A \keyword{condensation graph} is a a graph $G'=(V',E')$ based on the
graph $G=(V,E)$ where each vertex in $V'$ corresponds to a strongly
connected component in $G$ and the edge $(s,t)$ is in $E'$ if and only
if there exists an edge in $E$ connecting any of the vertices in the
component of $s$ to any of the vertices in the component of $t$.
\section{The Implementation}
The following is the interface and outline of the function:
@d Transitive Closure Function
@{
template <typename Graph, typename GraphTC,
typename G_to_TC_VertexMap,
typename VertexIndexMap>
void transitive_closure(const Graph& g, GraphTC& tc,
G_to_TC_VertexMap g_to_tc_map,
VertexIndexMap index_map)
{
if (num_vertices(g) == 0) return;
@<Some type definitions@>
@<Concept checking@>
@<Compute strongly connected components of the graph@>
@<Construct the condensation graph (version 2)@>
@<Compute transitive closure on the condensation graph@>
@<Build transitive closure of the original graph@>
}
@}
The parameter \code{g} is the input graph and the parameter \code{tc}
is the output graph that will contain the transitive closure of
\code{g}. The \code{g\_to\_tc\_map} maps vertices in the input graph
to the new vertices in the output transitive closure. The
\code{index\_map} maps vertices in the input graph to the integers
zero to \code{num\_vertices(g) - 1}.
There are two alternate interfaces for the transitive closure
function. The following is the version where defaults are used for
both the \code{g\_to\_tc\_map} and the \code{index\_map}.
@d The All Defaults Interface
@{
template <typename Graph, typename GraphTC>
void transitive_closure(const Graph& g, GraphTC& tc)
{
if (num_vertices(g) == 0) return;
typedef typename property_map<Graph, vertex_index_t>::const_type
VertexIndexMap;
VertexIndexMap index_map = get(vertex_index, g);
typedef typename graph_traits<GraphTC>::vertex_descriptor tc_vertex;
std::vector<tc_vertex> to_tc_vec(num_vertices(g));
iterator_property_map<tc_vertex*, VertexIndexMap>
g_to_tc_map(&to_tc_vec[0], index_map);
transitive_closure(g, tc, g_to_tc_map, index_map);
}
@}
\noindent The following alternate interface uses the named parameter
trick for specifying the parameters. The named parameter functions to
use in creating the \code{params} argument are
\code{vertex\_index(VertexIndexMap index\_map)} and
\code{orig\_to\_copy(G\_to\_TC\_VertexMap g\_to\_tc\_map)}.

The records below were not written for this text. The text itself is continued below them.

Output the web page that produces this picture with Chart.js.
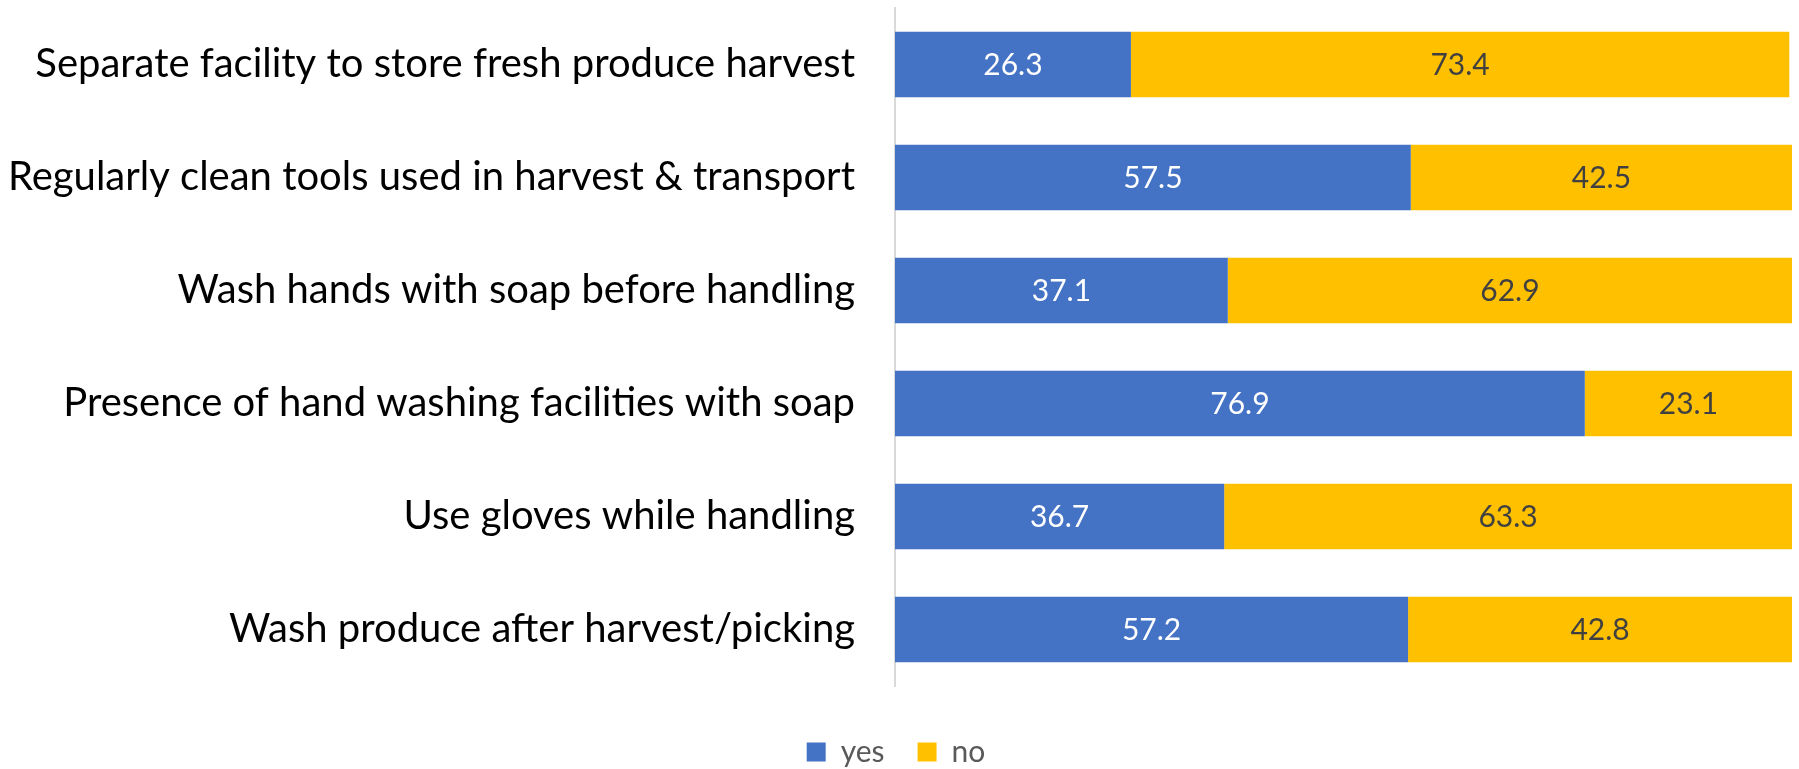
<!DOCTYPE html>
<html>
<head>
<meta charset="utf-8">
<script src="https://cdn.jsdelivr.net/npm/chart.js@4"></script>
<style>
  html, body { margin: 0; padding: 0; background: #fff; }
  #wrap { width: 1799px; height: 769px; }
</style>
</head>
<body>
<div id="wrap"><canvas id="practices" width="1799" height="769"></canvas></div>
<script>
const practices = [
  'Separate facility to store fresh produce harvest',
  'Regularly clean tools used in harvest & transport',
  'Wash hands with soap before handling',
  'Presence of hand washing facilities with soap',
  'Use gloves while handling',
  'Wash produce after harvest/picking'
]
const yesPct = [26.3, 57.5, 37.1, 76.9, 36.7, 57.2]
const noPct = [73.4, 42.5, 62.9, 23.1, 63.3, 42.8]

const labelFont = 'Lato, "Open Sans", sans-serif'

// writes each segment's value in the middle of its bar
const barValues = {
  id: 'barValues',
  afterDatasetsDraw(chart) {
    const ctx = chart.ctx
    ctx.save()
    ctx.font = '30px ' + labelFont
    ctx.textAlign = 'center'
    ctx.textBaseline = 'middle'
    chart.data.datasets.forEach((ds, i) => {
      chart.getDatasetMeta(i).data.forEach((bar, j) => {
        const p = bar.getProps(['x', 'y', 'base'], true)
        ctx.fillStyle = ds.valueColor
        ctx.fillText(ds.data[j].toFixed(1), (p.x + p.base) / 2, p.y + 1)
      })
    })
    ctx.restore()
  }
}

new Chart(document.getElementById('practices'), {
  type: 'bar',
  data: {
    labels: practices,
    datasets: [
      { label: 'yes', data: yesPct, backgroundColor: '#4472C4', valueColor: '#ffffff' },
      { label: 'no', data: noPct, backgroundColor: '#FFC000', valueColor: '#404040' }
    ]
  },
  options: {
    indexAxis: 'y',
    responsive: false,
    animation: false,
    devicePixelRatio: 1,
    categoryPercentage: 1,
    barPercentage: 0.58,
    layout: { padding: { top: 8, right: 7, bottom: -8, left: 0 } },
    plugins: {
      tooltip: { enabled: false },
      legend: {
        position: 'bottom',
        labels: {
          boxWidth: 19,
          boxHeight: 19,
          padding: 33,
          color: '#595959',
          font: { family: labelFont, size: 30 }
        }
      }
    },
    scales: {
      x: {
        stacked: true,
        min: 0,
        max: 100,
        grid: { display: false, drawTicks: false },
        border: { display: false },
        ticks: { display: false },
        afterFit: (scale) => { scale.height = 18 }
      },
      y: {
        stacked: true,
        grid: { display: false, drawTicks: true, tickLength: 40 },
        border: { display: true, color: '#d9d9d9', width: 2 },
        ticks: {
          autoSkip: false,
          padding: 0,
          color: '#000000',
          font: { family: labelFont, size: 40 }
        },
        afterFit: (scale) => {
          scale.width = 895
          // labels sit inside the category bands, no extra room above/below
          scale.paddingTop = 0
          scale.paddingBottom = 0
        }
      }
    }
  },
  plugins: [barValues]
})
</script>
</body>
</html>
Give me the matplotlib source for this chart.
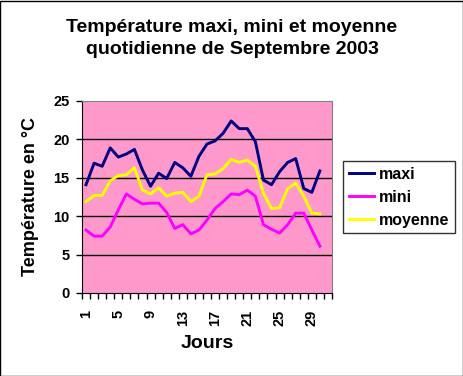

@d The Named Parameter Interface
@{
template <typename Graph, typename GraphTC,
typename P, typename T, typename R>
void transitive_closure(const Graph& g, GraphTC& tc,
const bgl_named_params<P, T, R>& params)
{
if (num_vertices(g) == 0) return;
detail::transitive_closure_dispatch(g, tc,
get_param(params, orig_to_copy),
choose_const_pmap(get_param(params, vertex_index), g, vertex_index)
);
}
@}
\noindent This dispatch function is used to handle the logic for
deciding between a user-provided graph to transitive closure vertex
mapping or to use the default, a vector, to map between the two.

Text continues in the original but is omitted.